* **SHORT PROBLEM**: Repeat every line exactly, keeping the pictures out of the copy.

* **RAW DATA**:
.....

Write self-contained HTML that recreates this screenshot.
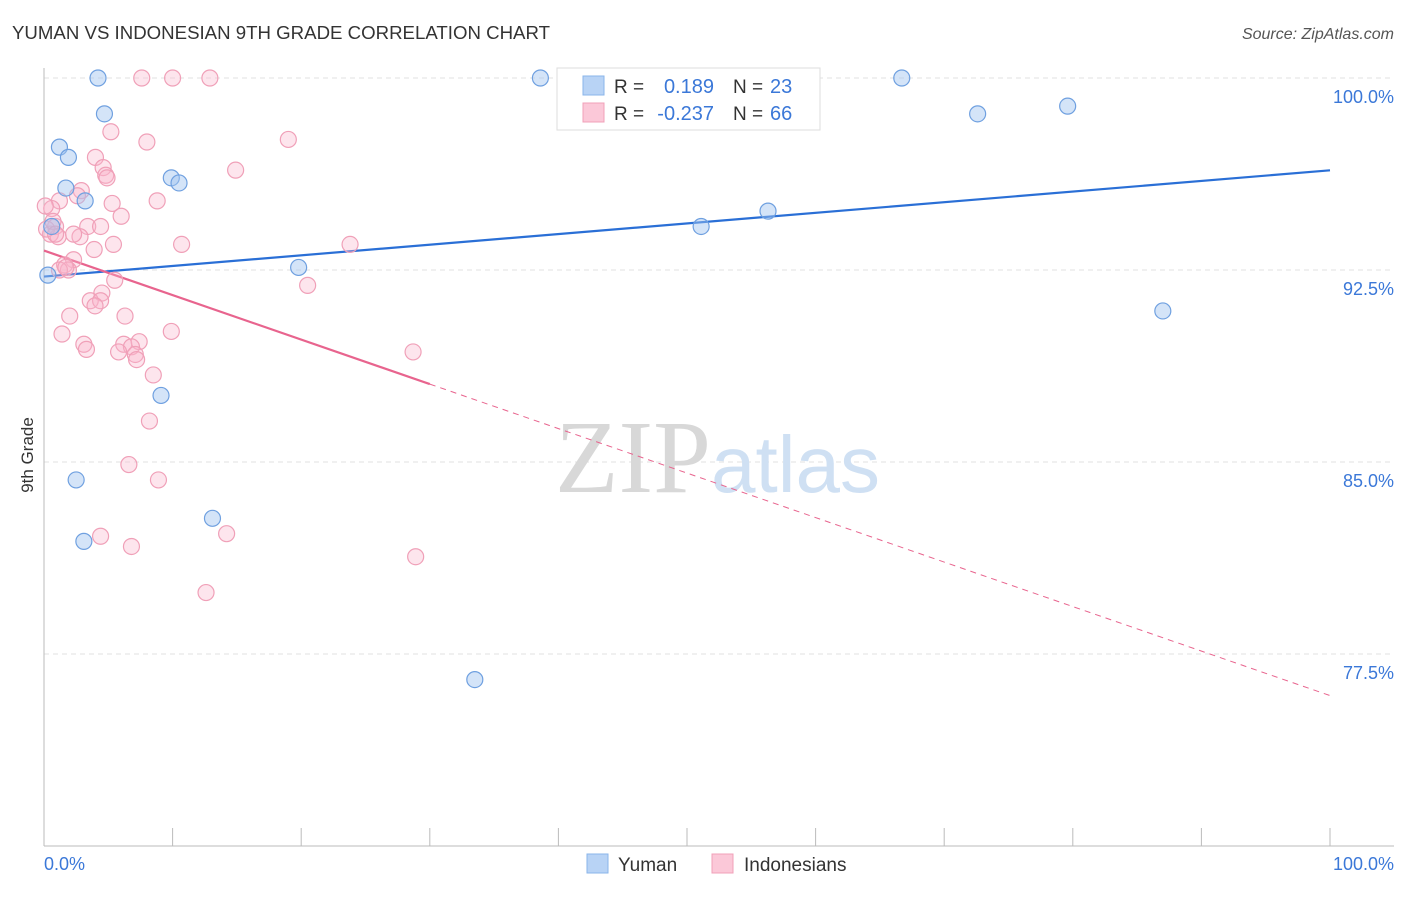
<!DOCTYPE html>
<html><head><meta charset="utf-8"><style>
body{margin:0;background:#fff;font-family:"Liberation Sans",sans-serif;}
svg text{font-family:"Liberation Sans",sans-serif;}
</style></head><body>
<svg id="chart" width="1406" height="892">
<text x="12" y="39" font-size="18" fill="#333" textLength="538" lengthAdjust="spacingAndGlyphs">YUMAN VS INDONESIAN 9TH GRADE CORRELATION CHART</text>
<text x="1394" y="39" font-size="16" fill="#555" font-style="italic" text-anchor="end">Source: ZipAtlas.com</text>
<g id="grid"></g>
<g id="axes"></g>
<text x="555" y="492" font-size="104" fill="#ddd" font-family="Liberation Serif"><tspan font-family="Liberation Serif" fill="#d8d8d8">ZIP</tspan><tspan fill="#cfe0f3" font-size="80" font-family="Liberation Sans">atlas</tspan></text>
<g id="lines"></g>
<g id="pts"></g>
<text x="33" y="455" font-size="17" fill="#333" text-anchor="middle" transform="rotate(-90 33 455)">9th Grade</text>
<text x="44" y="870" font-size="18" fill="#3b78d8">0.0%</text>
<text x="1394" y="870" font-size="18" fill="#3b78d8" text-anchor="end">100.0%</text>
<g>
<rect x="557" y="68" width="263" height="62" fill="#fff" stroke="#ddd"/>
<rect x="583" y="76" width="21" height="19" fill="#b8d3f5" stroke="#8ab4ea"/>
<rect x="583" y="103" width="21" height="19" fill="#fbc8d8" stroke="#f0a0b8"/>
<text x="614" y="93" font-size="19" fill="#333">R =</text>
<text x="714" y="93" font-size="20" fill="#3b78d8" text-anchor="end">0.189</text>
<text x="733" y="93" font-size="19" fill="#333">N =</text>
<text x="770" y="93" font-size="20" fill="#3b78d8">23</text>
<text x="614" y="120" font-size="19" fill="#333">R =</text>
<text x="714" y="120" font-size="20" fill="#3b78d8" text-anchor="end">-0.237</text>
<text x="733" y="120" font-size="19" fill="#333">N =</text>
<text x="770" y="120" font-size="20" fill="#3b78d8">66</text>
</g>
<g>
<rect x="587" y="854" width="21" height="19" fill="#b8d3f5" stroke="#8ab4ea"/>
<text x="618" y="871" font-size="19" fill="#333">Yuman</text>
<rect x="712" y="854" width="21" height="19" fill="#fbc8d8" stroke="#f0a0b8"/>
<text x="744" y="871" font-size="19" fill="#333">Indonesians</text>
</g>
</svg>
<script>
const yTicks=[100,92.5,85,77.5];
const yTickLabels=["100.0%","92.5%","85.0%","77.5%"];
const yumanX=[4.2,4.7,1.2,1.9,1.7,3.2,0.6,0.3,9.9,10.5,19.8,9.1,2.5,3.1,13.1,33.5,38.6,51.1,56.3,66.7,72.6,79.6,87.0];
const yumanY=[100,98.6,97.3,96.9,95.7,95.2,94.2,92.3,96.1,95.9,92.6,87.6,84.3,81.9,82.8,76.5,100,94.2,94.8,100,98.6,98.9,90.9];
const indoX=[7.6,10.0,12.9,5.2,8.0,19.0,4.0,4.6,4.8,4.9,14.9,2.9,2.6,1.2,0.6,8.8,5.3,6.0,3.4,0.9,0.5,1.1,2.8,5.4,10.7,23.8,3.9,2.3,1.6,1.9,1.2,5.5,20.5,4.5,3.6,4.4,3.967,6.3,2.0,1.4,9.9,3.1,3.3,6.2,7.4,6.8,5.8,7.1,7.2,28.7,8.5,8.2,6.6,8.9,4.4,6.8,14.2,28.9,12.6,0.1,0.2,0.7,4.4,2.3,0.9,1.7];
const indoY=[100,100,100,97.9,97.5,97.6,96.9,96.5,96.2,96.1,96.4,95.6,95.4,95.2,94.9,95.2,95.1,94.6,94.2,94.2,93.9,93.8,93.8,93.5,93.5,93.5,93.3,92.9,92.7,92.5,92.5,92.1,91.9,91.6,91.3,91.3,91.1,90.7,90.7,90.0,90.1,89.6,89.4,89.6,89.7,89.5,89.3,89.2,89.0,89.3,88.4,86.6,84.9,84.3,82.1,81.7,82.2,81.3,79.9,95.0,94.1,94.4,94.2,93.9,93.9,92.6];
const NS="http://www.w3.org/2000/svg";
const X0=44,X1=1330,Yt=78,pxPer=192/7.5;
const sx=v=>X0+(X1-X0)*v/100, sy=v=>Yt+(100-v)*pxPer;
function mk(t,a,p){const e=document.createElementNS(NS,t);for(const k in a)e.setAttribute(k,a[k]);p.appendChild(e);return e;}
const grid=document.getElementById('grid'),axes=document.getElementById('axes');
yTicks.forEach((v,i)=>{
 const l=mk('line',{x1:X0,x2:1394,y1:sy(v),y2:sy(v),stroke:'#e2e2e2','stroke-dasharray':'5,4'},grid);
 
 
 const t=mk('text',{x:1394,y:sy(v)+25,'font-size':18,fill:'#3b78d8','text-anchor':'end'},grid);
 t.textContent=yTickLabels[i];
 
 
});
mk('line',{x1:X0,x2:X0,y1:68,y2:846,stroke:'#bbb'},axes);
mk('line',{x1:X0,x2:1394,y1:846,y2:846,stroke:'#bbb'},axes);
for(let i=0;i<=10;i++){const x=sx(i*10);mk('line',{x1:x,x2:x,y1:828,y2:846,stroke:'#bbb'},axes);}
function reg(xs,ys){const n=xs.length;let mx=0,my=0;for(let i=0;i<n;i++){mx+=xs[i];my+=ys[i];}mx/=n;my/=n;let a=0,b=0;for(let i=0;i<n;i++){a+=(xs[i]-mx)*(ys[i]-my);b+=(xs[i]-mx)**2;}const s=a/b;return [my-s*mx,s];}
const lines=document.getElementById('lines');
const [ba,bb]=reg(yumanX,yumanY);
let e=mk('line',{x1:sx(0),y1:sy(ba),x2:sx(100),y2:sy(ba+bb*100),stroke:'#2a6fd6','stroke-width':2.2},lines);


const [pa,pb]=reg(indoX,indoY);
e=mk('line',{x1:sx(0),y1:sy(pa),x2:sx(30),y2:sy(pa+pb*30),stroke:'#e8648e','stroke-width':2.2},lines);


e=mk('line',{x1:sx(30),y1:sy(pa+pb*30),x2:sx(100),y2:sy(pa+pb*100),stroke:'#e8648e','stroke-width':1,'stroke-dasharray':'6,5'},lines);


const pts=document.getElementById('pts');
indoX.forEach((x,i)=>{const c=mk('circle',{cx:sx(x),cy:sy(indoY[i]),r:8,fill:'rgba(248,180,202,0.35)',stroke:'#f0a0b8','stroke-width':1.2},pts);
 
 });
yumanX.forEach((x,i)=>{const c=mk('circle',{cx:sx(x),cy:sy(yumanY[i]),r:8,fill:'rgba(160,195,240,0.45)',stroke:'#6fa0e0','stroke-width':1.2},pts);
 
 });
</script>
</body></html>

.....

* **OUTPUT OF THE TASK**:
Write self-contained HTML that recreates this screenshot.
<!DOCTYPE html>
<html><head><meta charset="utf-8"><style>
body{margin:0;background:#fff;font-family:"Liberation Sans",sans-serif;}
svg text{font-family:"Liberation Sans",sans-serif;}
</style></head><body>
<svg id="chart" width="1406" height="892">
<text x="12" y="39" font-size="18" fill="#333" textLength="538" lengthAdjust="spacingAndGlyphs">YUMAN VS INDONESIAN 9TH GRADE CORRELATION CHART</text>
<text x="1394" y="39" font-size="16" fill="#555" font-style="italic" text-anchor="end">Source: ZipAtlas.com</text>
<g id="grid"></g>
<g id="axes"></g>
<text x="555" y="492" font-size="104" fill="#ddd" font-family="Liberation Serif"><tspan font-family="Liberation Serif" fill="#d8d8d8">ZIP</tspan><tspan fill="#cfe0f3" font-size="80" font-family="Liberation Sans">atlas</tspan></text>
<g id="lines"></g>
<g id="pts"></g>
<text x="33" y="455" font-size="17" fill="#333" text-anchor="middle" transform="rotate(-90 33 455)">9th Grade</text>
<text x="44" y="870" font-size="18" fill="#3b78d8">0.0%</text>
<text x="1394" y="870" font-size="18" fill="#3b78d8" text-anchor="end">100.0%</text>
<g>
<rect x="557" y="68" width="263" height="62" fill="#fff" stroke="#ddd"/>
<rect x="583" y="76" width="21" height="19" fill="#b8d3f5" stroke="#8ab4ea"/>
<rect x="583" y="103" width="21" height="19" fill="#fbc8d8" stroke="#f0a0b8"/>
<text x="614" y="93" font-size="19" fill="#333">R =</text>
<text x="714" y="93" font-size="20" fill="#3b78d8" text-anchor="end">0.189</text>
<text x="733" y="93" font-size="19" fill="#333">N =</text>
<text x="770" y="93" font-size="20" fill="#3b78d8">23</text>
<text x="614" y="120" font-size="19" fill="#333">R =</text>
<text x="714" y="120" font-size="20" fill="#3b78d8" text-anchor="end">-0.237</text>
<text x="733" y="120" font-size="19" fill="#333">N =</text>
<text x="770" y="120" font-size="20" fill="#3b78d8">66</text>
</g>
<g>
<rect x="587" y="854" width="21" height="19" fill="#b8d3f5" stroke="#8ab4ea"/>
<text x="618" y="871" font-size="19" fill="#333">Yuman</text>
<rect x="712" y="854" width="21" height="19" fill="#fbc8d8" stroke="#f0a0b8"/>
<text x="744" y="871" font-size="19" fill="#333">Indonesians</text>
</g>
</svg>
<script>
const yTicks=[100,92.5,85,77.5];
const yTickLabels=["100.0%","92.5%","85.0%","77.5%"];
const yumanX=[4.2,4.7,1.2,1.9,1.7,3.2,0.6,0.3,9.9,10.5,19.8,9.1,2.5,3.1,13.1,33.5,38.6,51.1,56.3,66.7,72.6,79.6,87.0];
const yumanY=[100,98.6,97.3,96.9,95.7,95.2,94.2,92.3,96.1,95.9,92.6,87.6,84.3,81.9,82.8,76.5,100,94.2,94.8,100,98.6,98.9,90.9];
const indoX=[7.6,10.0,12.9,5.2,8.0,19.0,4.0,4.6,4.8,4.9,14.9,2.9,2.6,1.2,0.6,8.8,5.3,6.0,3.4,0.9,0.5,1.1,2.8,5.4,10.7,23.8,3.9,2.3,1.6,1.9,1.2,5.5,20.5,4.5,3.6,4.4,3.967,6.3,2.0,1.4,9.9,3.1,3.3,6.2,7.4,6.8,5.8,7.1,7.2,28.7,8.5,8.2,6.6,8.9,4.4,6.8,14.2,28.9,12.6,0.1,0.2,0.7,4.4,2.3,0.9,1.7];
const indoY=[100,100,100,97.9,97.5,97.6,96.9,96.5,96.2,96.1,96.4,95.6,95.4,95.2,94.9,95.2,95.1,94.6,94.2,94.2,93.9,93.8,93.8,93.5,93.5,93.5,93.3,92.9,92.7,92.5,92.5,92.1,91.9,91.6,91.3,91.3,91.1,90.7,90.7,90.0,90.1,89.6,89.4,89.6,89.7,89.5,89.3,89.2,89.0,89.3,88.4,86.6,84.9,84.3,82.1,81.7,82.2,81.3,79.9,95.0,94.1,94.4,94.2,93.9,93.9,92.6];
const NS="http://www.w3.org/2000/svg";
const X0=44,X1=1330,Yt=78,pxPer=192/7.5;
const sx=v=>X0+(X1-X0)*v/100, sy=v=>Yt+(100-v)*pxPer;
function mk(t,a,p){const e=document.createElementNS(NS,t);for(const k in a)e.setAttribute(k,a[k]);p.appendChild(e);return e;}
const grid=document.getElementById('grid'),axes=document.getElementById('axes');
yTicks.forEach((v,i)=>{
 const l=mk('line',{x1:X0,x2:1394,y1:sy(v),y2:sy(v),stroke:'#e2e2e2','stroke-dasharray':'5,4'},grid);
 
 
 const t=mk('text',{x:1394,y:sy(v)+25,'font-size':18,fill:'#3b78d8','text-anchor':'end'},grid);
 t.textContent=yTickLabels[i];
 
 
});
mk('line',{x1:X0,x2:X0,y1:68,y2:846,stroke:'#bbb'},axes);
mk('line',{x1:X0,x2:1394,y1:846,y2:846,stroke:'#bbb'},axes);
for(let i=0;i<=10;i++){const x=sx(i*10);mk('line',{x1:x,x2:x,y1:828,y2:846,stroke:'#bbb'},axes);}
function reg(xs,ys){const n=xs.length;let mx=0,my=0;for(let i=0;i<n;i++){mx+=xs[i];my+=ys[i];}mx/=n;my/=n;let a=0,b=0;for(let i=0;i<n;i++){a+=(xs[i]-mx)*(ys[i]-my);b+=(xs[i]-mx)**2;}const s=a/b;return [my-s*mx,s];}
const lines=document.getElementById('lines');
const [ba,bb]=reg(yumanX,yumanY);
let e=mk('line',{x1:sx(0),y1:sy(ba),x2:sx(100),y2:sy(ba+bb*100),stroke:'#2a6fd6','stroke-width':2.2},lines);


const [pa,pb]=reg(indoX,indoY);
e=mk('line',{x1:sx(0),y1:sy(pa),x2:sx(30),y2:sy(pa+pb*30),stroke:'#e8648e','stroke-width':2.2},lines);


e=mk('line',{x1:sx(30),y1:sy(pa+pb*30),x2:sx(100),y2:sy(pa+pb*100),stroke:'#e8648e','stroke-width':1,'stroke-dasharray':'6,5'},lines);


const pts=document.getElementById('pts');
indoX.forEach((x,i)=>{const c=mk('circle',{cx:sx(x),cy:sy(indoY[i]),r:8,fill:'rgba(248,180,202,0.35)',stroke:'#f0a0b8','stroke-width':1.2},pts);
 
 });
yumanX.forEach((x,i)=>{const c=mk('circle',{cx:sx(x),cy:sy(yumanY[i]),r:8,fill:'rgba(160,195,240,0.45)',stroke:'#6fa0e0','stroke-width':1.2},pts);
 
 });
</script>
</body></html>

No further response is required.